それではなぜ、ゲラン市長はこの問題を提案したのでしょうか?これはイギリスなどでも問題になっていることですが、市役所での結婚式(フランスでは市役所で挙げられる結婚式には市長かその代理人が立ち会う)やパスポート用の写真撮影のときに、ブルカを脱ぐことを拒否するケースがあり、ゲラン氏も、そういった事態に遭遇したのかもしれません。ちなみにゲラン氏が市長をするリヨン郊外のヴェニッシューはよく知られた“荒れる郊外”の一つです。


議員たちによる調査委員会の提案書には、かなり過激な言葉が書かれています。


「問題はもはや単にこれ見よがしの宗教的な意思表示をすることではなく、女性の自由および女性性を表明することにたいする侵害なのだ。ブルカやニカブを着ると、女性は閉じ込められ、排除され、侮辱されるという耐え難い状態に置かれる。女性の存在そのものが否定される。」(ルモンド09.06.18)


スカーフ問題のときも、スカーフ反対理由として、政教分離(ライシテ)と並んで、つねにこのイスラム教の女性差別批判がありました。しかし、もしもブルカを問題にしたいのであれば、この女性差別を争点にしないほうがいいでしょう。「ブルカは女性への抑圧だ」と言えば、その後にはきっと「私は誰かから強制されてではなく、自分の意志でブルカを着ているのです。ブルカは私の権利です」と主張する女性が現れるのは目に見えています。実際にそのような女性もいるでしょうし、仮に夫(父親)から被れと言われていやいや被っているとしても、他人から「お前の夫(父親)は女性差別的だ」と言われたら腹を立て、あらためて着用を自分の主体的選択として意味づけなおす女性もいるでしょう。そういった心情自体は、理解できることです。

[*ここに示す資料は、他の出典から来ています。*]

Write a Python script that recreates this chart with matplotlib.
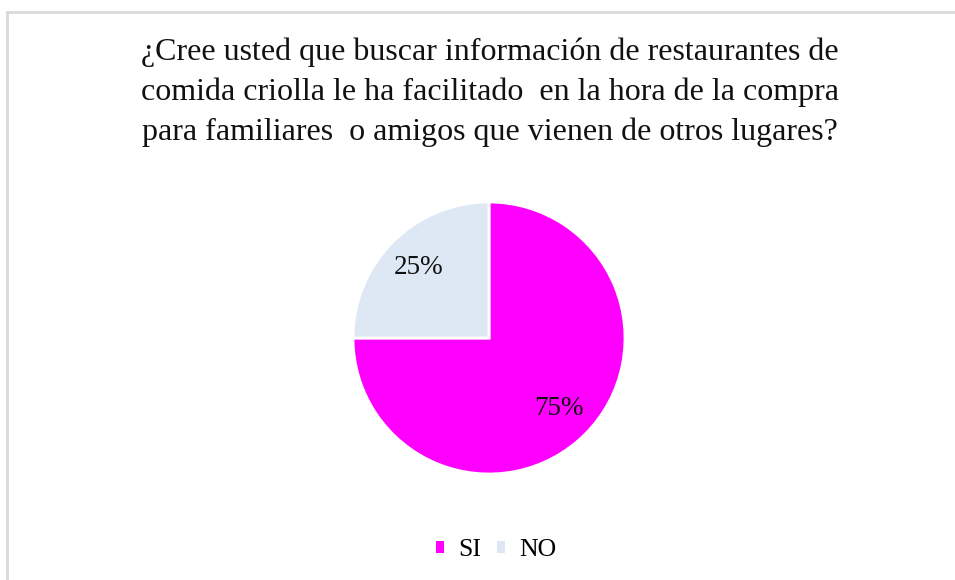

スカーフ問題があれ程こじれた理由の一つも、この「イスラム教における女性への抑圧の有無」が争点に入り込んできたからでした。禁止派が「スカーフは女性への抑圧のシンボルだ」と言っても、当の女性本人が「私がこれを望んでいるのです」と言えば、この論理は空転します。公立学校でスカーフを着用するという行為は、他人の身体や生命を具体的に損なう危険をもたらすわけではありません。「他人の権利や財産、生命を侵害しないかぎり、自己にかんする事柄については自己自身が決定する権利がある」という自己決定権の原理に依拠するならば、スカーフ着用は(自己決定権の範疇外にある子どもなどを除いて)認められるべきであるということになります。そこでスカーフ着用を禁止するもう一つの論拠とされたのが、フランスが20世紀はじめ以来、国家の基本原理としてきた「ライシテ」(政教分離)でした。


それにたいして結婚式やパスポートの証明写真でのブルカ着用には具体的な弊害があると言えます。第三者に本人であることを証明しなければならない場所でブルカを被れば、本人確認の意味をなさないでしょうから。ゲラン氏たちが争点にすべきはそのことであって、ブルカが女性にたいして抑圧的か否かということは、実際に夫や父から強制された女性本人からの訴えがないかぎり、争点にすべきではないでしょう。